When an author inquires about representation, before we even chat, we do our homework. We read some of the author’s work and review his or her publishing history and social media presence so we can discuss the potential of our working together intelligently. Then we schedule a free phone consultation to go over the author’s ideas, goals, expectations and budget, as well as our thoughts on how we propose to proceed.
There is no Plan A or Plan B for our clients. Each plan is as different as the author and may include social media, traditional and trade media, marketing, promotion, advertising, special events—and more. We enjoy working as a member of an author’s traditional team, along with the literary agent, editor, house publicist, and marketing and special media people, but we are also enthusiastic about one-on-one relationships when the author is self-published.
A key component in a successful author/public relations counselor relationship is close communication. We need to know what books are in the works and in what stages, what’s on the author’s schedule in terms of writing, travel and family obligations. Both partners understand who is responsible for what, when and where. When the author is traditionally published, we communicate closely with the literary agent, house publicist and other key members of the team.
How Much Will It Cost
That depends on the author’s budget! One of the first questions we ask is how much money the author is prepared to spend, because we structure our working relationship accordingly. But the rule of thumb is that, in order to meet the considerable promotional demands of a career as an author, he or she must invest two primary resources: time and money. The more money the author is able to invest in hiring a professional, the less time they will have to spend doing these things themselves. Early on, most authors do the bulk of the work for themselves. As their production increases, and they sell more books, they usually want a professional to take on more of these responsibilities for them.
Authors who are far enough along in their careers that they need and want ongoing representation, or an author who has the financial resources for this level of service early in their career, usually opt for this working relationship. Based on the author’s needs and expectations, we estimate how much time we will need to invest each month and quote a monthly figure, which will cover our time. Since we can’t control expenses, those are billed on top of the retainer, but the client approves all expenses in excess of an agreed-upon figure. If we work extra hours each month, the client is billed for those. If work fewer, the client pays less the next month. We do an accounting for the author each month.
When an author comes to us with a budget for a specific project, we ascertain the client’s promotable qualities and identify hooks for the book. Then we seek input from the client’s agent and publishing house professionals to determine what they’ll be doing for the author.
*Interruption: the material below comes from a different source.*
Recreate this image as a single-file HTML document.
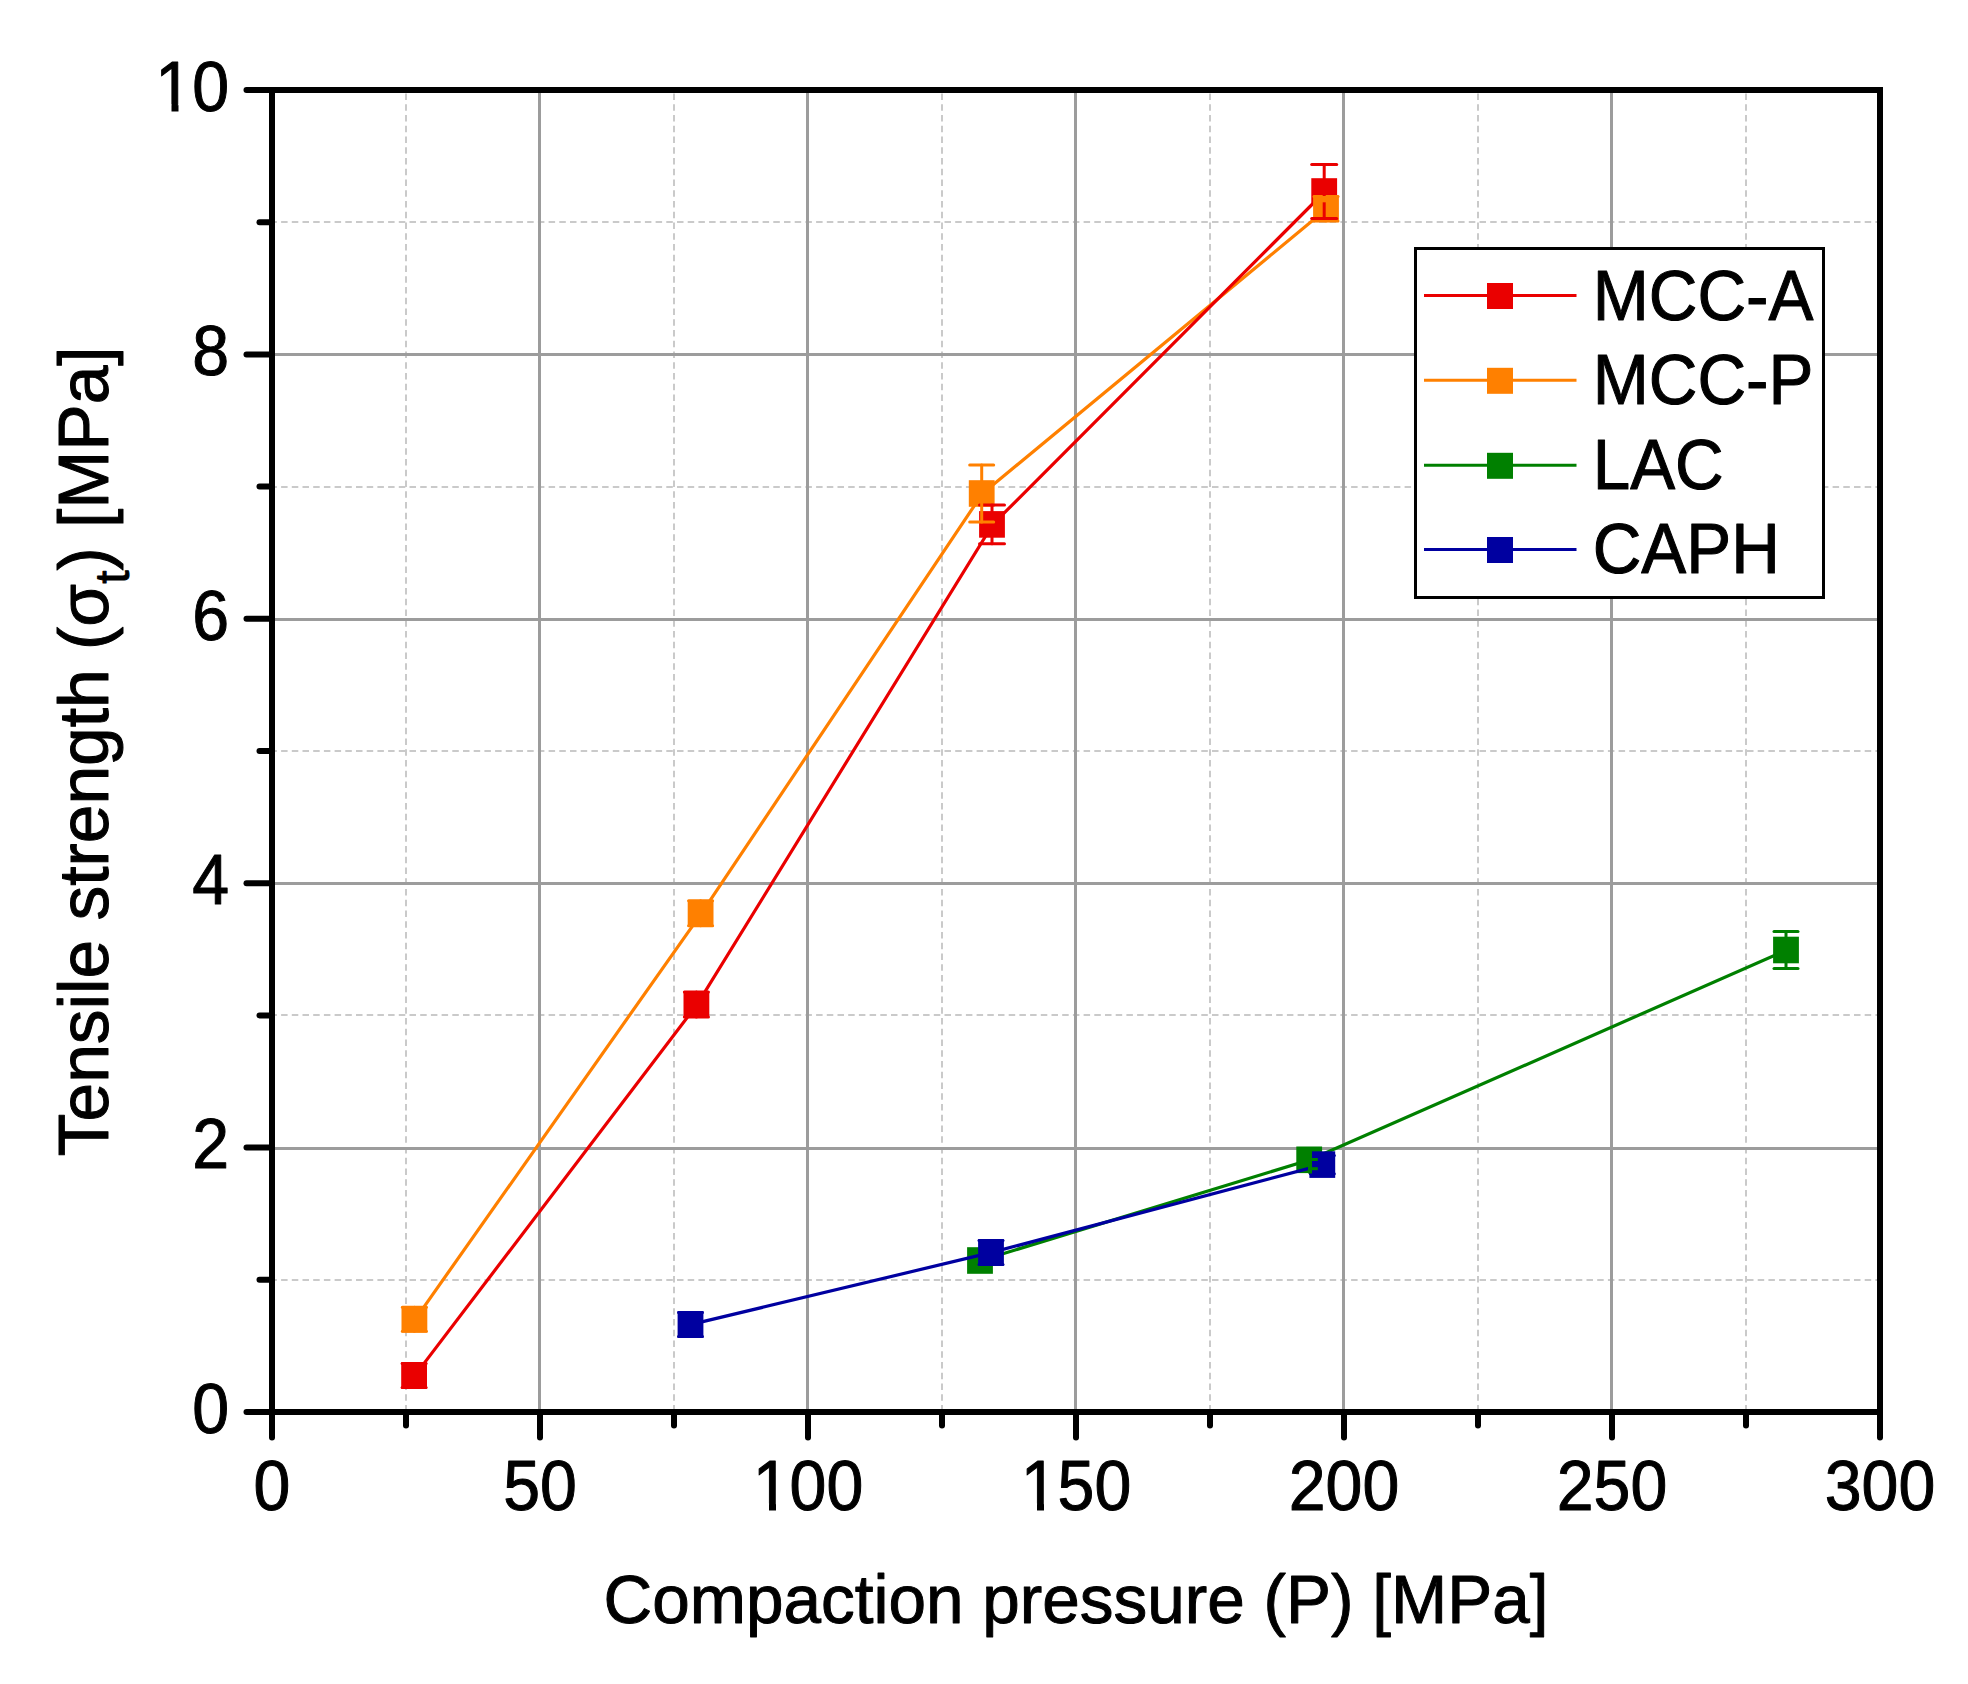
<!DOCTYPE html>
<html><head><meta charset="utf-8"><title>Tensile strength vs compaction pressure</title>
<style>
html,body{margin:0;padding:0;background:#fff;}
svg{display:block;}
text{font-family:"Liberation Sans",sans-serif;fill:#000;stroke:#000;stroke-width:1px;stroke-linejoin:round;}
</style></head><body>
<svg width="1968" height="1684" viewBox="0 0 1968 1684">
<rect x="0" y="0" width="1968" height="1684" fill="#fff"/>

<g stroke="#cacaca" stroke-width="2" fill="none">
<line x1="406" y1="93.5" x2="406" y2="1412.0" stroke-dasharray="6.5 4.25"/>
<line x1="674" y1="93.5" x2="674" y2="1412.0" stroke-dasharray="6.5 4.25"/>
<line x1="942" y1="93.5" x2="942" y2="1412.0" stroke-dasharray="6.5 4.25"/>
<line x1="1210" y1="93.5" x2="1210" y2="1412.0" stroke-dasharray="6.5 4.25"/>
<line x1="1478" y1="93.5" x2="1478" y2="1412.0" stroke-dasharray="6.5 4.25"/>
<line x1="1746" y1="93.5" x2="1746" y2="1412.0" stroke-dasharray="6.5 4.25"/>
<line x1="270.4" y1="1280" x2="1880.0" y2="1280" stroke-dasharray="6.5 4.2"/>
<line x1="270.4" y1="1015" x2="1880.0" y2="1015" stroke-dasharray="6.5 4.2"/>
<line x1="270.4" y1="751" x2="1880.0" y2="751" stroke-dasharray="6.5 4.2"/>
<line x1="270.4" y1="487" x2="1880.0" y2="487" stroke-dasharray="6.5 4.2"/>
<line x1="270.4" y1="222" x2="1880.0" y2="222" stroke-dasharray="6.5 4.2"/>
</g>
<g stroke="#9c9c9c" stroke-width="3" fill="none">
<line x1="539.5" y1="90.0" x2="539.5" y2="1412.0"/>
<line x1="807.5" y1="90.0" x2="807.5" y2="1412.0"/>
<line x1="1075.5" y1="90.0" x2="1075.5" y2="1412.0"/>
<line x1="1343.5" y1="90.0" x2="1343.5" y2="1412.0"/>
<line x1="1611.5" y1="90.0" x2="1611.5" y2="1412.0"/>
<line x1="272.0" y1="1148.5" x2="1880.0" y2="1148.5"/>
<line x1="272.0" y1="883.5" x2="1880.0" y2="883.5"/>
<line x1="272.0" y1="619.5" x2="1880.0" y2="619.5"/>
<line x1="272.0" y1="354.5" x2="1880.0" y2="354.5"/>
</g>
<g>
<polyline points="980.8,1260.5 1310.0,1159.8 1786.8,950.0" fill="none" stroke="#008000" stroke-width="3.2"/>
<rect x="967.1" y="1247.2" width="25.8" height="26.6" fill="#008000"/>
<rect x="1296.3" y="1146.5" width="25.8" height="26.6" fill="#008000"/>
<rect x="1773.1" y="936.7" width="25.8" height="26.6" fill="#008000"/>
<g stroke="#008000" stroke-width="3" stroke-linecap="round" fill="none"><line x1="1786.0" y1="931.5" x2="1786.0" y2="968.5"/><line x1="1774.0" y1="931.5" x2="1798.0" y2="931.5"/><line x1="1774.0" y1="968.5" x2="1798.0" y2="968.5"/></g>
<polyline points="691.3,1324.4 991.8,1252.4 1323.1,1164.6" fill="none" stroke="#0000a0" stroke-width="3.2"/>
<rect x="677.6" y="1311.1" width="25.8" height="26.6" fill="#0000a0"/>
<rect x="978.1" y="1239.1" width="25.8" height="26.6" fill="#0000a0"/>
<rect x="1309.4" y="1151.3" width="25.8" height="26.6" fill="#0000a0"/>
<g stroke="#0000a0" stroke-width="3" stroke-linecap="round" fill="none"><line x1="690.5" y1="1312.4" x2="690.5" y2="1336.4"/><line x1="678.5" y1="1312.4" x2="702.5" y2="1312.4"/><line x1="678.5" y1="1336.4" x2="702.5" y2="1336.4"/></g>
<g stroke="#0000a0" stroke-width="3" stroke-linecap="round" fill="none"><line x1="991.0" y1="1240.4" x2="991.0" y2="1264.4"/><line x1="979.0" y1="1240.4" x2="1003.0" y2="1240.4"/><line x1="979.0" y1="1264.4" x2="1003.0" y2="1264.4"/></g>
<g stroke="#0000a0" stroke-width="3" stroke-linecap="round" fill="none"><line x1="1322.3" y1="1155.4" x2="1322.3" y2="1173.8"/><line x1="1310.3" y1="1155.4" x2="1334.3" y2="1155.4"/><line x1="1310.3" y1="1173.8" x2="1334.3" y2="1173.8"/></g>
<rect x="1308" y="1151" width="4" height="22.5" fill="#008000"/>
<rect x="1309.8" y="1158" width="8" height="3" fill="#008000"/>
<rect x="1309.8" y="1167.2" width="8" height="3" fill="#008000"/>
<polyline points="415.2,1319.3 701.4,913.3 982.5,493.5 1326.8,208.8" fill="none" stroke="#ff8000" stroke-width="3.2"/>
<polyline points="414.9,1375.4 697.2,1004.4 992.8,524.4 1325.0,191.5" fill="none" stroke="#ea0000" stroke-width="3.2"/>
<rect x="401.5" y="1306.0" width="25.8" height="26.6" fill="#ff8000"/>
<rect x="687.7" y="900.0" width="25.8" height="26.6" fill="#ff8000"/>
<rect x="968.8" y="480.2" width="25.8" height="26.6" fill="#ff8000"/>
<rect x="401.2" y="1362.1" width="25.8" height="26.6" fill="#ea0000"/>
<rect x="683.5" y="991.1" width="25.8" height="26.6" fill="#ea0000"/>
<rect x="979.1" y="511.1" width="25.8" height="26.6" fill="#ea0000"/>
<rect x="1311.3" y="178.2" width="25.8" height="26.6" fill="#ea0000"/>
<rect x="1313.1" y="195.5" width="25.8" height="26.6" fill="#ff8000"/>
<g stroke="#ff8000" stroke-width="3" stroke-linecap="round" fill="none"><line x1="414.4" y1="1307.3" x2="414.4" y2="1331.3"/><line x1="402.4" y1="1307.3" x2="426.4" y2="1307.3"/><line x1="402.4" y1="1331.3" x2="426.4" y2="1331.3"/></g>
<g stroke="#ff8000" stroke-width="3" stroke-linecap="round" fill="none"><line x1="700.6" y1="900.8" x2="700.6" y2="925.8"/><line x1="688.6" y1="900.8" x2="712.6" y2="900.8"/><line x1="688.6" y1="925.8" x2="712.6" y2="925.8"/></g>
<g stroke="#ff8000" stroke-width="3" stroke-linecap="round" fill="none"><line x1="1326.0" y1="196.5" x2="1326.0" y2="221.1"/><line x1="1314.0" y1="196.5" x2="1338.0" y2="196.5"/><line x1="1314.0" y1="221.1" x2="1338.0" y2="221.1"/></g>
<g stroke="#ea0000" stroke-width="3" stroke-linecap="round" fill="none"><line x1="414.1" y1="1363.4" x2="414.1" y2="1387.4"/><line x1="402.1" y1="1363.4" x2="426.1" y2="1363.4"/><line x1="402.1" y1="1387.4" x2="426.1" y2="1387.4"/></g>
<g stroke="#ea0000" stroke-width="3" stroke-linecap="round" fill="none"><line x1="696.4" y1="991.9" x2="696.4" y2="1016.9"/><line x1="684.4" y1="991.9" x2="708.4" y2="991.9"/><line x1="684.4" y1="1016.9" x2="708.4" y2="1016.9"/></g>
<g stroke="#ea0000" stroke-width="3" stroke-linecap="round" fill="none"><line x1="992.0" y1="505.0" x2="992.0" y2="543.8"/><line x1="979.5" y1="505.0" x2="1004.5" y2="505.0"/><line x1="979.5" y1="543.8" x2="1004.5" y2="543.8"/></g>
<g stroke="#ff8000" stroke-width="3" stroke-linecap="round" fill="none"><line x1="981.7" y1="465.0" x2="981.7" y2="522.0"/><line x1="969.7" y1="465.0" x2="993.7" y2="465.0"/><line x1="969.7" y1="522.0" x2="993.7" y2="522.0"/></g>
<g stroke="#ea0000" stroke-width="3" stroke-linecap="round" fill="none"><line x1="1324.2" y1="164.6" x2="1324.2" y2="218.4"/><line x1="1311.7" y1="164.6" x2="1336.7" y2="164.6"/><line x1="1311.7" y1="218.4" x2="1336.7" y2="218.4"/></g>
<rect x="1322" y="196" width="6" height="6.3" fill="#ff8000"/>
</g>
<rect x="1415.5" y="248.5" width="408" height="349" fill="#fff" stroke="#000" stroke-width="3"/>
<line x1="1424" y1="295.5" x2="1576.5" y2="295.5" stroke="#ea0000" stroke-width="3"/>
<rect x="1487" y="283.0" width="26" height="26" fill="#ea0000"/>
<text transform="translate(1592.7,319.5) scale(0.9625,1.01)" font-size="70">MCC-A</text>
<line x1="1424" y1="380.3" x2="1576.5" y2="380.3" stroke="#ff8000" stroke-width="3"/>
<rect x="1487" y="367.8" width="26" height="26" fill="#ff8000"/>
<text transform="translate(1592.7,404) scale(0.9625,1.01)" font-size="70">MCC-P</text>
<line x1="1424" y1="465.3" x2="1576.5" y2="465.3" stroke="#008000" stroke-width="3"/>
<rect x="1487" y="452.8" width="26" height="26" fill="#008000"/>
<text transform="translate(1592.7,488.5) scale(0.9625,1.01)" font-size="70">LAC</text>
<line x1="1424" y1="549.5" x2="1576.5" y2="549.5" stroke="#0000a0" stroke-width="3"/>
<rect x="1487" y="537.0" width="26" height="26" fill="#0000a0"/>
<text transform="translate(1592.7,572.5) scale(0.9625,1.01)" font-size="70">CAPH</text>
<g stroke="#000" stroke-width="6" fill="none" stroke-linecap="round">
<line x1="272.0" y1="1412.0" x2="272.0" y2="1437.5"/>
<line x1="406.0" y1="1412.0" x2="406.0" y2="1425.5"/>
<line x1="540.0" y1="1412.0" x2="540.0" y2="1437.5"/>
<line x1="674.0" y1="1412.0" x2="674.0" y2="1425.5"/>
<line x1="808.0" y1="1412.0" x2="808.0" y2="1437.5"/>
<line x1="942.0" y1="1412.0" x2="942.0" y2="1425.5"/>
<line x1="1076.0" y1="1412.0" x2="1076.0" y2="1437.5"/>
<line x1="1210.0" y1="1412.0" x2="1210.0" y2="1425.5"/>
<line x1="1344.0" y1="1412.0" x2="1344.0" y2="1437.5"/>
<line x1="1478.0" y1="1412.0" x2="1478.0" y2="1425.5"/>
<line x1="1612.0" y1="1412.0" x2="1612.0" y2="1437.5"/>
<line x1="1746.0" y1="1412.0" x2="1746.0" y2="1425.5"/>
<line x1="1880.0" y1="1412.0" x2="1880.0" y2="1437.5"/>
<line x1="272.0" y1="1412.0" x2="246.5" y2="1412.0"/>
<line x1="272.0" y1="1279.8" x2="259.5" y2="1279.8"/>
<line x1="272.0" y1="1147.6" x2="246.5" y2="1147.6"/>
<line x1="272.0" y1="1015.4" x2="259.5" y2="1015.4"/>
<line x1="272.0" y1="883.2" x2="246.5" y2="883.2"/>
<line x1="272.0" y1="751.0" x2="259.5" y2="751.0"/>
<line x1="272.0" y1="618.8" x2="246.5" y2="618.8"/>
<line x1="272.0" y1="486.6" x2="259.5" y2="486.6"/>
<line x1="272.0" y1="354.4" x2="246.5" y2="354.4"/>
<line x1="272.0" y1="222.2" x2="259.5" y2="222.2"/>
<line x1="272.0" y1="90.0" x2="246.5" y2="90.0"/>
</g>
<rect x="272.0" y="90.0" width="1608.0" height="1322.0" fill="none" stroke="#000" stroke-width="6"/>
<text transform="translate(272.0,1509.7) scale(0.946,1.003)" font-size="70" text-anchor="middle">0</text>
<text transform="translate(540.0,1509.7) scale(0.946,1.003)" font-size="70" text-anchor="middle">50</text>
<text transform="translate(808.0,1509.7) scale(0.946,1.003)" font-size="70" text-anchor="middle">100</text>
<text transform="translate(1076.0,1509.7) scale(0.946,1.003)" font-size="70" text-anchor="middle">150</text>
<text transform="translate(1344.0,1509.7) scale(0.946,1.003)" font-size="70" text-anchor="middle">200</text>
<text transform="translate(1612.0,1509.7) scale(0.946,1.003)" font-size="70" text-anchor="middle">250</text>
<text transform="translate(1880.0,1509.7) scale(0.946,1.003)" font-size="70" text-anchor="middle">300</text>
<text transform="translate(229.0,1432.8) scale(0.946,1.003)" font-size="70" text-anchor="end">0</text>
<text transform="translate(229.0,1168.4) scale(0.946,1.003)" font-size="70" text-anchor="end">2</text>
<text transform="translate(229.0,904.0) scale(0.946,1.003)" font-size="70" text-anchor="end">4</text>
<text transform="translate(229.0,639.6) scale(0.946,1.003)" font-size="70" text-anchor="end">6</text>
<text transform="translate(229.0,375.2) scale(0.946,1.003)" font-size="70" text-anchor="end">8</text>
<text transform="translate(229.0,110.8) scale(0.946,1.003)" font-size="70" text-anchor="end">10</text>
<rect x="159" y="104.4" width="12.5" height="8.1" fill="#fff"/>
<rect x="178.5" y="104.4" width="12.5" height="8.1" fill="#fff"/>
<rect x="756" y="1503.4" width="13.0" height="8.6" fill="#fff"/>
<rect x="776" y="1503.4" width="13.0" height="8.6" fill="#fff"/>
<rect x="1024" y="1503.4" width="13.0" height="8.6" fill="#fff"/>
<rect x="1044" y="1503.4" width="13.0" height="8.6" fill="#fff"/>
<text transform="translate(1076.0,1623.0) scale(0.964,0.985)" font-size="70" text-anchor="middle">Compaction pressure (P) [MPa]</text>
<text transform="translate(107.8,751.3) rotate(-90) scale(1,1.0)" font-size="69.55" text-anchor="middle">Tensile strength (σ<tspan font-size="48" dy="21.3">t</tspan><tspan dy="-21.3">) [MPa]</tspan></text>
</svg></body></html>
Next comes the fun part—we do what we do best—get creative! We come up with a creative promotional plan, which the author approves before we build a production schedule. In such cases, we bill for half the project budget up front and half upon completion.
Occasionally authors ask us to tackle specific promotions for them—write and design an eBlast, book a speaking engagement and contract with the sponsoring organization, etc. We quote the job up front, and, again, the client pays for half the quoted amount upfront and half upon completion.